Versa SASE delivers secure SD-WAN connectivity with Google Cloud NCC
Versa Networks announced its integration with Google Cloud Network Connectivity Center (NCC), allowing for secure and reliable connectivity to cloud workloads and on-premises resources in an automated, dynamic approach that reduces total costs of ownership.
The integration between Versa SASE and Google Cloud represents continued development in security, SD-WAN, bandwidth management, and high availability differentiation and innovation to deliver the most consistent and high-performing user experience for secure access to applications anywhere in the world.
Utilizing Versa SD-WAN within Versa SASE, this collaboration enables customers who have business applications anywhere in the world to gain optimized connectivity to them by providing an end-to-end solution that is access independent, multi-access capable, and application aware.
Versa integrated with Network Connectivity Center enables dynamic, secure branch-to-branch and branch-to-Google Cloud secure connectivity with network SLA monitoring, deep packet inspection, video and voice performance monitoring, and application acceleration techniques such as Forward Error Correction across Google Cloud, allowing for unparalleled speeds and capabilities.
“Our integration with Google Cloud Network Connectivity Center enables customers to easily and intuitively configure connectivity with Google’s hub sites around the world with a Versa SASE overlay that provides the best end user experience,” said Kumar Mehta, Co-Founder and CDO, Versa Networks.
“We’re excited to collaborate with Google Cloud to provide exceptional application performance and secure access for resources in the cloud or on-premises.

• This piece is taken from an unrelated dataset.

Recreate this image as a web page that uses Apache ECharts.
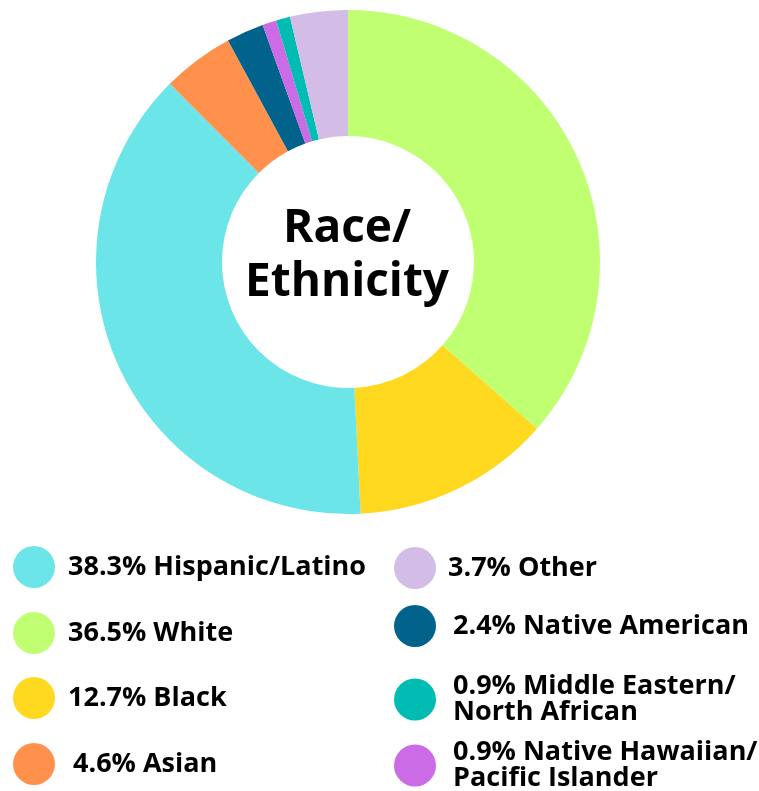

This is driven by an automated, end-to-end solution that has excellent visibility into factors that help reduce the bandwidth and operational cost for end users.”

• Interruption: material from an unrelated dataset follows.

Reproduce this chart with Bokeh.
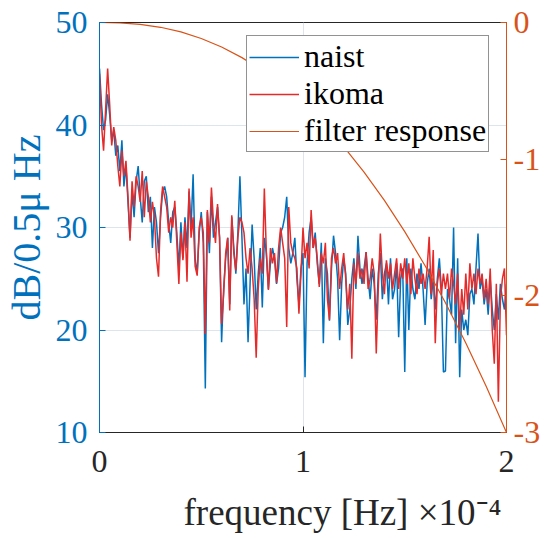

“We’re delighted to expand our strategic partnership with Versa Networks and to support businesses’ cloud deployments at increasing scale and scope,” said Shailesh Shukla, VP and GM, Networking at Google Cloud. “Integrating Versa SD-WAN with Google Cloud Network Connectivity Center enables customers to connect business endpoints globally – in a simple, automated solution with control, visibility and security.”
The Versa orchestration system also tightly integrates with Google Cloud Network Connectivity Center to provide automated and dynamic deployment and administration that reduces provisioning time of new branch sites to a matter of minutes. With zero-touch provisioning combined with the Google infrastructure, workloads can be distributed globally to scale in and scale out based on resource requirements, and span to different regions and availability zones based on geo-redundancy requirements.
This integration allows organizations to spin out a new site anywhere in the world in minutes, and then dynamically connect it leveraging a diverse set of wired and wireless links depending on performance and compliance requirements.
Versa SASE delivers tightly integrated SASE services such as SD-WAN, Next-Generation Firewall, Secure Web Gateway, Cloud Access Security Broker, and Zero Trust Network Access via the cloud, on-premises, or as a blended combination of both via Versa Operating System (VOS) with a Single-Pass Parallel Processing architecture and managed through a single pane of glass.
Versa uniquely provides contextual security based on user, role, device, application, location, security posture of the device, and content. This unique single-pass architecture offers the only solution on the market for complete visibility into networking and security Quality of Service (QoS) performance, allowing for dynamic reduction of end-to-end costs.
Unlike competing solutions, Versa SASE was built from the ground up to deliver a tightly integrated SASE solution within a single software stack managed via a single interface, eliminating service chaining, cascading, and virtual interconnect between services, which is required by competitors. Competing solutions have hidden costs and gaps in security because they require multiple product and service components.
Achieving visibility and control from solutions requiring service chaining to connect multiple components together proves ineffective, increasing the costs and attack surfaces for organizations.